Belum sempat berpikir, tangan Rara sudah ditarik dan digenggam erat oleh tangan besar milik Jin He. Tangan yang satunya lagi sudah mendorong koper milik Rara.
"Kita mau kemana?" tanya Rara bingung.
"Ke lantai bawah. Kita harus check in ulang. Aku akan membawamu ke pulau Jeju. Kita akan menghabiskan waktu berdua di sana. Bukankah kau belum pernah ke sana? Iya kan?"
Tanpa kedua sejoli ini sadari, ternyata ada seseorang yang menguping pembicaraan mereka di balik pilar. Dengan cekatan, tangannya mengetik pesan, melaporkan kepada Tatjana bahwa keduanya akan pergi ke pulau Jeju untuk liburan.
***
Rara tidak bisa menyembunyikan raut kegembiraannya ketika tengah liburan ke pulau Jeju. Jin He memperlakukannya seperti ratu. Apapun keinginannya selalu dituruti oleh pria itu. Entah sudah berapa puluh Won uang Jin He ia habiskan, tapi pria itu seolah tidak peduli dan semakin menantang Rara untuk menghabiskan uangnya lagi. Kalau seperti ini terus jelas Rara tidak akan menyia-nyiakan kesempatan untuk semakin memperkaya diri. Selain itu, yang paling membuatnya senang adalah tidak ada tatapan mencemooh atau tatapan menjijikan dari orang-orang yang selalu ia terima saat berada di Indonesia. Di pulau ini, ia merasa bebas. Tidak ada yang mengenali dirinya sebagai Gundik.
"Kau suka?" tanya Jin He saat mereka sudah sampai di kamar hotel.

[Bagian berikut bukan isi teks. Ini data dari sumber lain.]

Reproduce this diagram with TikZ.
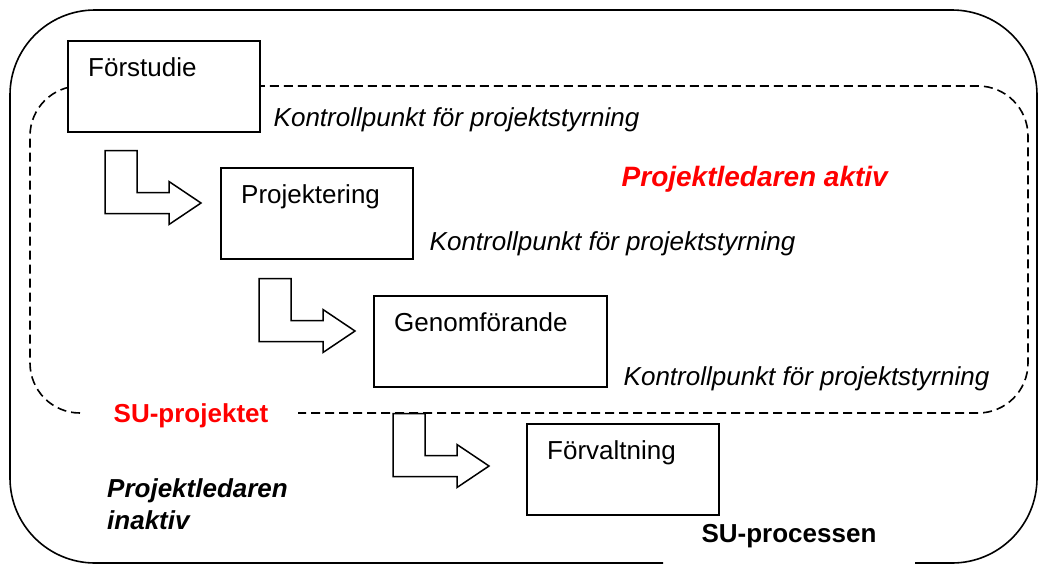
\documentclass[tikz,border=0pt]{standalone}
\usepackage{fontspec}
\setmainfont{Liberation Sans}
\begin{document}
\begin{tikzpicture}[x=1pt, y=-1pt]
    % Define styles
    \tikzset{
        phase/.style={
            draw,
            fill=white,
            line width=1.5pt,
            minimum width=192pt,
            minimum height=91pt,
            inner sep=0pt,
            anchor=north west
        },
        phasename/.style={
            anchor=north west,
            inner sep=0pt,
            xshift=21pt,
            yshift=-17pt,
            font=\fontsize{26}{31}\selectfont
        },
        checkpoint/.style={
            anchor=base west,
            inner sep=0pt,
            font=\itshape\fontsize{26}{31}\selectfont
        },
        bigframe/.style={
            line width=1.6pt,
            rounded corners=85pt
        },
        projframe/.style={
            line width=1.6pt,
            dash pattern=on 9pt off 5pt,
            rounded corners=50pt
        },
        blockarrow/.style={
            draw,
            fill=white,
            line width=1.5pt,
            line join=miter
        },
        bentarrow/.pic={
            \draw[blockarrow] (0,0) -- (32,0) -- (32,42) -- (64,42) -- (64,31) -- (96,52.5) -- (64,74) -- (64,63) -- (0,63) -- cycle;
        }
    }

    \useasboundingbox (0,0) rectangle (1039,574);

    % SU-processen frame
    \draw[bigframe] (663,563) -- (10,563) -- (10,10) -- (1037,10) -- (1037,563) -- (915,563);
    \node[anchor=base, inner sep=0pt, font=\bfseries\fontsize{26}{31}\selectfont] (processen) at (789,542) {SU-processen};

    % SU-projektet frame
    \draw[projframe] (80,413) -- (30,413) -- (30,86) -- (1028,86) -- (1028,413) -- (298,413);
    \node[anchor=base, inner sep=0pt, text=red, font=\bfseries\fontsize{26}{31}\selectfont] (projektet) at (191,422) {SU-projektet};

    % Phases
    \node[phase, label={[phasename]north west:Förstudie}] (forstudie) at (67,40) {};
    \node[phase, label={[phasename]north west:Projektering}] (projektering) at (220,167) {};
    \node[phase, minimum width=233pt, label={[phasename]north west:Genomförande}] (genomforande) at (373,295) {};
    \node[phase, label={[phasename]north west:Förvaltning}] (forvaltning) at (526,423) {};

    % Steps between phases
    \pic at ([xshift=38pt, yshift=-18pt]forstudie.south west) {bentarrow};
    \pic at ([xshift=39pt, yshift=-19pt]projektering.south west) {bentarrow};
    \pic at ([xshift=20pt, yshift=-26pt]genomforande.south west) {bentarrow};

    % Checkpoints
    \node[checkpoint] (kp1) at ([xshift=13pt, yshift=6pt]forstudie.south east) {Kontrollpunkt för projektstyrning};
    \node[checkpoint] (kp2) at ([xshift=16pt, yshift=9pt]projektering.south east) {Kontrollpunkt för projektstyrning};
    \node[checkpoint] (kp3) at ([xshift=16pt, yshift=2pt]genomforande.south east) {Kontrollpunkt för projektstyrning};

    % Project leader
    \node[anchor=base east, inner sep=0pt, text=red, font=\bfseries\itshape\fontsize{28}{33}\selectfont] (aktiv) at (888,186) {Projektledaren aktiv};
    \node[anchor=north west, inner sep=0pt, align=left, font=\bfseries\itshape\fontsize{26}{32}\selectfont] (inaktiv) at (107,478) {Projektledaren\\inaktiv};

\end{tikzpicture}
\end{document}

Rara mengangguk. Hotel yang saat ini ia tempati jauh lebih besar dan mewah dibandingkan hotelnya.
Tangan Jin He menyentuh pipi Rara dengan lembut lalu beralih ke permukaan bibir perempuan itu. "Bolehkan ku cium?"
Kali ini giliran Jin He yang tersentak kaget saat bibir Rara lah yang memulai permainan. Bibir perempuan ini mengecup pelan bibir miliknya.
Namun, kegiatan mereka harus terusik ketika ponsel Rara berdering. Ingin mengabaikan tapi Rara teringat mungkin saja itu Gunawan. Ia lalu meraih teleponnya dan menjauh dari Jin He.
"Kapan kau pulang, Sayang?" Suara Gunawan terdengar manja di telinga Rara.
"Sepertinya aku tidak bisa pulang hari ini. Dokter memintaku untuk tinggal selama seminggu lagi. Ia harus memantau kondisi hidungku lebih lama."
Dengan berat hati Gunawan mengiyakan permintaan orang yang dikasihinya itu.
"Apa katanya?" Tanya Jin He saat telepon Rara sudah dimatikan.
"Aku akan tinggal lebih lama lagi di sini."
Senyum di bibir Jin He melebar sempurna. "Good girl." Tangannya mendorong punggung Rara agar semakin dekat ke arahnya. Menarik dagu perempuan itu kemudian mencumbunya lagi.